The course provides an introduction to basic principles and procedures regarding food preparation.  Students will review, learn, and apply culinary skills in a safe and effective manner.  Presents information on traditional and plant-based food preparation.

Prerequisite(s): N/A
Corequisite(s): N/A
Lecture Hours: 45 Lab Hours: 0
Meets MTA Requirement: None
Pass/NoCredit: Yes

Outcomes and Objectives  

1. Demonstrate proper handling of ingredients and food in line with food safety guidelines.

            A. Organize your kitchen and refrigerator to ensure food safety.

            B. Identify common foodborne illnesses.

            C. Differentiate between cross contamination and contact.

2. Explain the role of various ingredients in recipe preparation.

3. Describe available substitutions for animal ingredients.

A. List and describe ingredients that can be used as substitutes for eggs, dairy, and meat in recipes.

B. Demonstrate the ability to recognize animal ingredients.

C. List methods to replace dairy in vegan recipes.

4. Outline the grading standards for commonly graded foods.

5. Interpret recipes and organize the necessary ingredients.

            A. Define and apply concepts such as mise en place during food preparation.

6. Select and correctly use tools and equipment for recipe preparation.

            A. List and describe helpful and environmentally friendly, inexpensive kitchen tools and food prepping supplies.

7. Explain and apply heat transfer principles in cooking.

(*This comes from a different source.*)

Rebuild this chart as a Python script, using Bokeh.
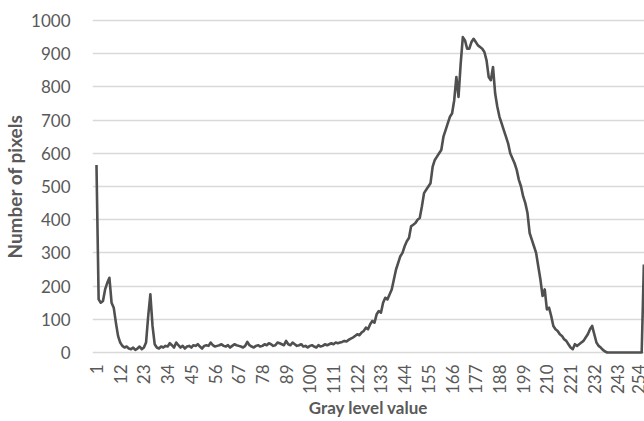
from bokeh.plotting import figure
from bokeh.models import Range1d, FixedTicker, ColumnDataSource
from bokeh.embed import file_html
from bokeh.resources import INLINE

# Gray levels 1..255 (category axis)
gray_levels = list(range(1, 256))

counts_001_030 = [565, 160, 150, 155, 190, 210, 225, 150, 135, 90,
                  50, 30, 20, 15, 18, 12, 10, 15, 8, 12,
                  18, 10, 15, 30, 110, 175, 80, 25, 15, 12]
counts_031_060 = [18, 15, 20, 18, 28, 22, 15, 30, 22, 15,
                  20, 12, 18, 20, 15, 22, 20, 25, 18, 12,
                  20, 22, 20, 30, 22, 18, 20, 22, 25, 20]
counts_061_090 = [18, 22, 15, 20, 25, 22, 20, 18, 15, 20,
                  32, 22, 18, 15, 20, 22, 18, 20, 25, 22,
                  28, 25, 20, 22, 30, 28, 25, 22, 35, 25]
counts_091_120 = [22, 30, 25, 20, 22, 25, 18, 20, 15, 20,
                  22, 18, 15, 22, 18, 20, 25, 22, 25, 28,
                  25, 30, 28, 30, 32, 35, 33, 38, 42, 45]
counts_121_150 = [50, 55, 52, 60, 65, 75, 70, 85, 95, 90,
                  115, 125, 120, 150, 165, 160, 175, 190, 220, 250,
                  270, 290, 300, 320, 335, 345, 380, 385, 390, 400]
counts_151_180 = [405, 440, 480, 490, 500, 510, 560, 580, 590, 600,
                  610, 650, 670, 690, 710, 720, 760, 830, 770, 870,
                  950, 940, 915, 915, 935, 945, 935, 925, 920, 915]
counts_181_210 = [905, 880, 830, 820, 860, 780, 740, 710, 690, 670,
                  650, 630, 600, 585, 570, 550, 520, 500, 470, 450,
                  420, 360, 340, 320, 300, 260, 220, 170, 190, 130]
counts_211_240 = [135, 110, 80, 70, 65, 55, 50, 40, 35, 25,
                  15, 10, 25, 20, 25, 30, 35, 45, 55, 70,
                  80, 55, 30, 20, 15, 8, 3, 0, 0, 0]
counts_241_255 = [0, 0, 0, 0, 0, 0, 0, 0, 0, 0,
                  0, 0, 0, 0, 265]

pixel_counts = (counts_001_030 + counts_031_060 + counts_061_090 +
                counts_091_120 + counts_121_150 + counts_151_180 +
                counts_181_210 + counts_211_240 + counts_241_255)

x_ticks = [1, 12, 23, 34, 45, 56, 67, 78, 89, 100, 111, 122,
           133, 144, 155, 166, 177, 188, 199, 210, 221, 232, 243, 254]
y_ticks = [0, 100, 200, 300, 400, 500, 600, 700, 800, 900, 1000]

x_title = "Gray level value"
y_title = "Number of pixels"

FONT = "Lato"
TXT = "#595959"

source = ColumnDataSource(data=dict(g=gray_levels, n=pixel_counts))

p = figure(width=644, height=421,
           min_border_left=92, min_border_right=0,
           min_border_top=18, min_border_bottom=66,
           x_range=Range1d(-0.85, 255.3), y_range=Range1d(-6, 1006),
           output_backend="svg", toolbar_location=None,
           background_fill_color="white", border_fill_color="white")
p.outline_line_color = None

p.line("g", "n", source=source, line_color="#505050", line_width=2.6,
       line_join="round")

p.xgrid.grid_line_color = None
p.ygrid.grid_line_color = "#d9d9d9"
p.ygrid.grid_line_width = 1.3
p.ygrid.ticker = FixedTicker(ticks=y_ticks)

p.xaxis.ticker = FixedTicker(ticks=x_ticks)
p.yaxis.ticker = FixedTicker(ticks=y_ticks)
for ax in (p.xaxis, p.yaxis):
    ax.axis_line_color = None
    ax.major_tick_line_color = None
    ax.minor_tick_line_color = None
    ax.major_label_text_font = FONT
    ax.major_label_text_font_size = "17px"
    ax.major_label_text_color = TXT
    ax.axis_label_text_font = FONT
    ax.axis_label_text_font_style = "bold"
    ax.axis_label_text_color = TXT

p.xaxis.axis_label = x_title
p.xaxis.axis_label_text_font_size = "17px"
p.xaxis.major_label_orientation = 1.5707963
p.xaxis.major_label_standoff = 4
p.xaxis.axis_label_standoff = 0

p.yaxis.axis_label = y_title
p.yaxis.axis_label_text_font_size = "19px"
p.yaxis.major_label_standoff = 16
p.yaxis.axis_label_standoff = 2

open("out.html", "w").write(file_html(p, INLINE))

8. Describe and demonstrate fundamental cooking principles and techniques.

A. Use appropriate terminology related to food preparation.

B. Prepare and plan plant-based meals and snacks.

C. Prepare health enhancing bowls and smoothies.

9.  Perform cost control tasks associated with recipe development and preparation.

         A. Expand and contract recipes to ensure an appropriate number of servings are prepared.        

B. Establish costs per serving and recipe ingredients.

C. Evaluate the financial implications of a plant-based diet vs. a traditional Western diet.